The exercise | Reproduce exactly the lines from the line with "Emit a Python" through the line with "from bokeh.resources import INLINE", both included, and no other lines.

Provided data |
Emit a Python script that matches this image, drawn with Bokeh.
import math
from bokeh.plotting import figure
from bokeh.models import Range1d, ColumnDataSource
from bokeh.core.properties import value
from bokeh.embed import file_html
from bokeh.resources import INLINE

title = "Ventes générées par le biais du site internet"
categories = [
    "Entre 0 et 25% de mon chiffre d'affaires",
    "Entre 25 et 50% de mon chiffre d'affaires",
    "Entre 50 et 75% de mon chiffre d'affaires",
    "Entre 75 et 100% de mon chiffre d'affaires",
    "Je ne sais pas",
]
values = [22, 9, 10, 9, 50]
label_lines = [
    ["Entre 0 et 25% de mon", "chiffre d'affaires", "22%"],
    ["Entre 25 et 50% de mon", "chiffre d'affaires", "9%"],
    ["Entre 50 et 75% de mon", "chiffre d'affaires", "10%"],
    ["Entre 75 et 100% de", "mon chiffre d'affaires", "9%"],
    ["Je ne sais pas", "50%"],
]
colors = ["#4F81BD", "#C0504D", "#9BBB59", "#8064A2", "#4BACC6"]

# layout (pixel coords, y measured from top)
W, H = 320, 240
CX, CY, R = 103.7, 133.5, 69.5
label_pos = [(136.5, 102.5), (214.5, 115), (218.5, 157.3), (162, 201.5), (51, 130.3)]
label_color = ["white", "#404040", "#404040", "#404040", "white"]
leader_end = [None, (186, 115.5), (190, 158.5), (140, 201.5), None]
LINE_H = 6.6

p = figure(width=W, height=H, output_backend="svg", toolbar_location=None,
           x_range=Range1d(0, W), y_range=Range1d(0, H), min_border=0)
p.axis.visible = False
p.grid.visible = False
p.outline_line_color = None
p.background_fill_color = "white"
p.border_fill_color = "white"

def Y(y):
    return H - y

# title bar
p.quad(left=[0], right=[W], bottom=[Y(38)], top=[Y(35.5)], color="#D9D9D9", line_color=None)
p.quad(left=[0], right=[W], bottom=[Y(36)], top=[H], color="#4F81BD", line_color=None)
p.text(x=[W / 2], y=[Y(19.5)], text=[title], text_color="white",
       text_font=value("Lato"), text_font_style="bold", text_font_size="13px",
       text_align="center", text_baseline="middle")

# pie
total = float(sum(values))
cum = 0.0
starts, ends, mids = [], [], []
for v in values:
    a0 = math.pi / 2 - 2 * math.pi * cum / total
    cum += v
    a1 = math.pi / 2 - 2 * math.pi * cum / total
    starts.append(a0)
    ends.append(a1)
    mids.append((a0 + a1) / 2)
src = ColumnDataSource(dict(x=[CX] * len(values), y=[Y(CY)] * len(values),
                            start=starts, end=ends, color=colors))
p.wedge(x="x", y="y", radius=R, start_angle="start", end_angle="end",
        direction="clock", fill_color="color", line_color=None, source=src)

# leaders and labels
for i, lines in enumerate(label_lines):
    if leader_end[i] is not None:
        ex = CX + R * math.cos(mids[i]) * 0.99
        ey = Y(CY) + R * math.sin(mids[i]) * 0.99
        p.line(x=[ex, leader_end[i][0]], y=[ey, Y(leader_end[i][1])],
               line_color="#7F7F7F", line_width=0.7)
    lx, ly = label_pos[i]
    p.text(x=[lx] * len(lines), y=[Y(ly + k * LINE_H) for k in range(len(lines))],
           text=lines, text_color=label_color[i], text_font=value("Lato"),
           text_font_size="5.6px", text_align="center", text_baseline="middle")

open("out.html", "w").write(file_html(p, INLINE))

...

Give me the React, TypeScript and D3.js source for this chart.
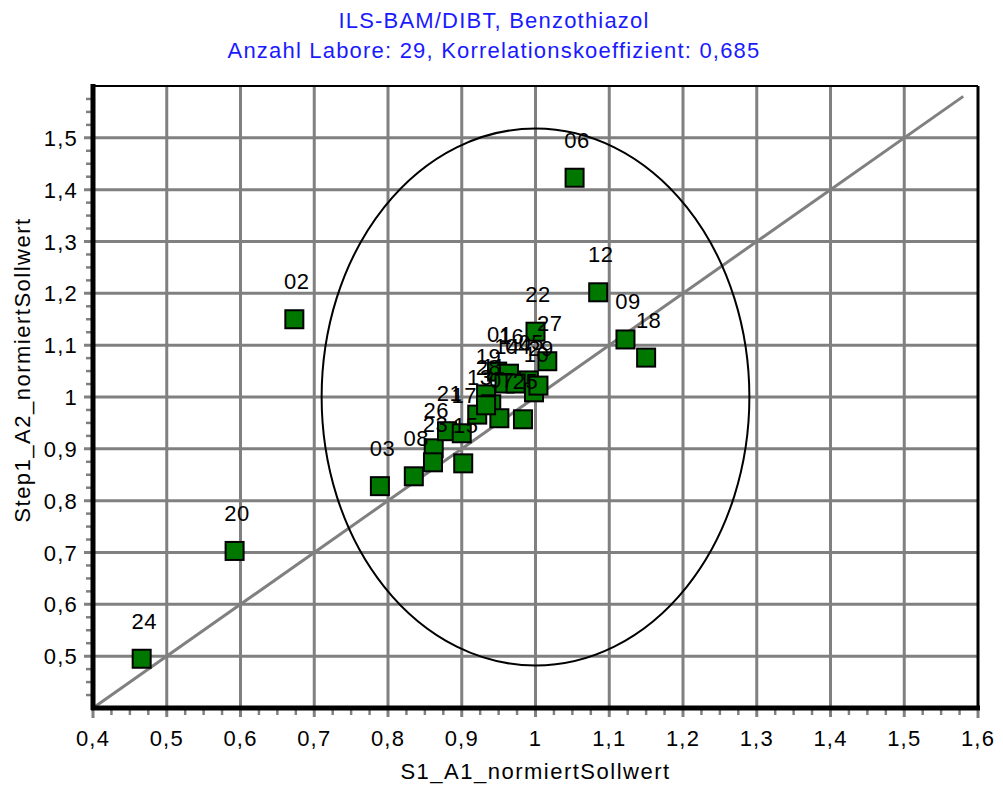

Task result |
Emit a Python script that matches this image, drawn with Bokeh.
import math
from bokeh.plotting import figure
from bokeh.models import Range1d, ColumnDataSource
from bokeh.core.properties import value
from bokeh.embed import file_html
from bokeh.resources import INLINE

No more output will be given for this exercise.